Key issues - what we’re doing
We understand that benefits and welfare reform are issues of fundamental importance to a huge number of people with mental health problems. That's why it's a priority campaign for Mind.
We are working on a number of fronts to fight for the interests of people with mental health problems in the welfare reform process.
The Work Capability Assessment (WCA) is the gateway to Employment and Support Allowance (ESA), which is replacing existing incapacity benefits (IB). New applicants for ESA have been going through the WCA since October 2008, and reporting significant problems with the process. Current IB claimants have also begun to be transferred to ESA.
Mind has worked with other mental health charities to strongly influence Professor Harrington's initial Independent Review of the assessment in 2010 and his second report in 2011. We feel that Professor Harrington has correctly identified many of the key problems with the assessment and we believe his recommendations will improve the system. However, we believe more fundamental reform of the system is needed and we have told the Independent Review this in our 2012 submission.
We are also continuing to push for the implementation of the proposals we produced with Mencap and the National Autistic Society to improve the criteria for assessing mental health, learning disabilities and autism. The Government has agreed to test these proposals and the current system. We hope to have the outcome of this important piece of work in Spring 2013.
Disability Living Allowance reform
The Government is planning to replace DLA with a new benefit called Personal Independence Payment (PIP). The new benefit will have a new assessment of eligibility which the Government expects to lead to a 20 per cent cut in the cost of the benefit.
We oppose this cut: DLA provides vital support by recognising the extra costs of living with a disability and is claimed by far fewer people than are currently eligible. We are very concerned that people with mental health problems, particularly those on lower levels of DLA payment, may lose out as a result of these reforms.
We are campaigning against these changes but also engaging with the reform process to ensure that the interests of people with mental health problems are properly represented. You can read our response to the DLA consultation. The Government has also released a set of draft assessment criteria for the new benefit. You can read our response to the most recent consultation on this assessment.
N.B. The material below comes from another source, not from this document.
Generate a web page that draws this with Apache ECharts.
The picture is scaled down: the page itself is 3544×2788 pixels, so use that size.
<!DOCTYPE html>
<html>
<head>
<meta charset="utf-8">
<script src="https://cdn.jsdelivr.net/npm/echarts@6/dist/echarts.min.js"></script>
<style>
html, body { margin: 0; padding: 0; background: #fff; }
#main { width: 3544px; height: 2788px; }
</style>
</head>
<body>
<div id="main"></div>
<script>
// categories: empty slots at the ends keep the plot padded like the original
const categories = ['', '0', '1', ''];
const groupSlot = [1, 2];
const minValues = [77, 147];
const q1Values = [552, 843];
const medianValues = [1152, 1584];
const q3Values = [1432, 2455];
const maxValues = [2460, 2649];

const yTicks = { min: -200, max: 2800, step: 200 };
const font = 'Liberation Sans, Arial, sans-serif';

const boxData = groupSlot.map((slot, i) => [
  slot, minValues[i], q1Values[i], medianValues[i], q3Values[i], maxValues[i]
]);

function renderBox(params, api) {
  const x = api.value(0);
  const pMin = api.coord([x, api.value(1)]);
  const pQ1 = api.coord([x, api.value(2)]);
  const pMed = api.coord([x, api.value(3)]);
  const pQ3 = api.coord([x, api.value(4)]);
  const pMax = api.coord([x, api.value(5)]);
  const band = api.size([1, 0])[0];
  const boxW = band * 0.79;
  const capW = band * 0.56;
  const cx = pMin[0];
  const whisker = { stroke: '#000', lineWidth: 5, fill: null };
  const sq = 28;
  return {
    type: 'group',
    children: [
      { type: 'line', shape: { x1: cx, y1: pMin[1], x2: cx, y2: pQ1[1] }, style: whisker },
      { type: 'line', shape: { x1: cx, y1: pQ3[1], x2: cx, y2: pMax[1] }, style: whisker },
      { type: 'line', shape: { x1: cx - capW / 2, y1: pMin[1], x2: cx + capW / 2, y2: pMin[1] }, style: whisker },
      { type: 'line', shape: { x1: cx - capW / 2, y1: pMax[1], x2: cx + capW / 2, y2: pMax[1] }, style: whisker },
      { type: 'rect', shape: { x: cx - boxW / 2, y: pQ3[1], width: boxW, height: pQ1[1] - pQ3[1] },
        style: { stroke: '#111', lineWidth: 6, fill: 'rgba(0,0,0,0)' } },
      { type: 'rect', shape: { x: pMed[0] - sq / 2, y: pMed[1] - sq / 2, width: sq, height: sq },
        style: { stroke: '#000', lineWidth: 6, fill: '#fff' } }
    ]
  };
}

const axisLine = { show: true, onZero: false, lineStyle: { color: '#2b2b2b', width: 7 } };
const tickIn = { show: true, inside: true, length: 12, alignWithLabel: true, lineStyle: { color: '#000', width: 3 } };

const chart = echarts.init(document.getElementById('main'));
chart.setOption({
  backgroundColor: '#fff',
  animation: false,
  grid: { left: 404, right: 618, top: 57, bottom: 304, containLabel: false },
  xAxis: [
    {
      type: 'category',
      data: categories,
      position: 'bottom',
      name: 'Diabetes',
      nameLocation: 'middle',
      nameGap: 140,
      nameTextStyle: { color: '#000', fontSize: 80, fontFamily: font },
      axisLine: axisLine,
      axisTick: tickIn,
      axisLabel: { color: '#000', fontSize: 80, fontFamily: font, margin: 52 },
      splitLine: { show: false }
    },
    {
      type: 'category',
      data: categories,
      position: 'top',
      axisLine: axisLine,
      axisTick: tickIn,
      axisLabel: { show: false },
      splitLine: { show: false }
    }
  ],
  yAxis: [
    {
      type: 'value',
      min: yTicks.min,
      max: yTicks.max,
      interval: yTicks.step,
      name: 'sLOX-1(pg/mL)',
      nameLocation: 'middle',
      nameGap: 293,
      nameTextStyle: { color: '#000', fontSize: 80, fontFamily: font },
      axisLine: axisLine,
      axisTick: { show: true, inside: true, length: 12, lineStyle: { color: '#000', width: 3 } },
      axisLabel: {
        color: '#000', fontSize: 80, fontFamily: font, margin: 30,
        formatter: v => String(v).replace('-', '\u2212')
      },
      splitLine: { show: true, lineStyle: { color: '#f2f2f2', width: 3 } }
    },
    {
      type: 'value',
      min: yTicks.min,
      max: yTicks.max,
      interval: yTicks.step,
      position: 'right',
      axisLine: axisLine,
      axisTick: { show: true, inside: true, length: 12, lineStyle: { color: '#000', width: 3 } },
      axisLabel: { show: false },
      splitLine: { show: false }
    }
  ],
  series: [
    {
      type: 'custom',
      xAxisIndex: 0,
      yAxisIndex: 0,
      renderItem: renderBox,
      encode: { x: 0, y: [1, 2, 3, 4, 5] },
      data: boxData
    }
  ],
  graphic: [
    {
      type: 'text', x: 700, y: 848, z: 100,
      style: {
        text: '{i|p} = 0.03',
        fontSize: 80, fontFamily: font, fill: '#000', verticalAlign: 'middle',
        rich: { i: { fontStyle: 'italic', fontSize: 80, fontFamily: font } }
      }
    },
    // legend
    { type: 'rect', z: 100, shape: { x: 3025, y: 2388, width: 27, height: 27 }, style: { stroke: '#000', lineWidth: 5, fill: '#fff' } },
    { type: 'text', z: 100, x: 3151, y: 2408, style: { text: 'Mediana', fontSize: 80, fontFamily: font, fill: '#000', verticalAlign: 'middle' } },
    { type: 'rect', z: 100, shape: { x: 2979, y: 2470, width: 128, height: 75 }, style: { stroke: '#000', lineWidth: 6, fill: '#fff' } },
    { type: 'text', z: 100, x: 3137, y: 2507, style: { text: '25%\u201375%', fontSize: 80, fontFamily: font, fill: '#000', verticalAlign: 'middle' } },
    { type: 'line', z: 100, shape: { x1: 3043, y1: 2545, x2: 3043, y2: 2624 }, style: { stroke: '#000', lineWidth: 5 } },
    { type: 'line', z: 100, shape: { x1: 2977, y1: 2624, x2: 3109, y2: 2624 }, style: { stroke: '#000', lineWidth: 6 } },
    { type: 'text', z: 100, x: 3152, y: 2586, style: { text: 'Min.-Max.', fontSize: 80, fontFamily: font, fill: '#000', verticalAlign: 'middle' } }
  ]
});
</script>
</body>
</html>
We will continue to fight for a fairer assessment system and to ensure that whoever delivers the assessment learns from the mistakes of Atos and the WCA.
The Work Programme will be introduced in the summer of 2011 and will replace all existing back-to-work schemes with one central programme. We have a number of concerns about the current plans and we have submitted our concerns to the Government.
Although there is no formal consultation process for the introduction of the Work Programme, we will continue to closely monitor the process and pressure the Government to ensure that there is suitable support for people with mental health problems to return to work.
We are particularly concerned about some of the conditions and sanctions that people could be subject to as part of the Work Programme and we will be challenging these changes in the Welfare Reform Bill.
We strongly oppose the tone of much of the media and political rhetoric on people claiming benefits. Not only is it misleading to focus so heavily on fraudulent claims when these make up a minority of cases, but it is also damaging to the majority group of honest claimants.
People claiming benefits because they need support due to a mental health condition feel demonised by terms such as 'scrounger', and the negative way in which they are portrayed can significantly set back their recovery.
We have achieved significant media coverage around particular welfare reform milestones, such as the IB migration pilots, and have challenged negative press, most recently through the production and distribution of our own tabloid paper - The Daily Stigma.
We will continue to push for more balanced coverage of this issue.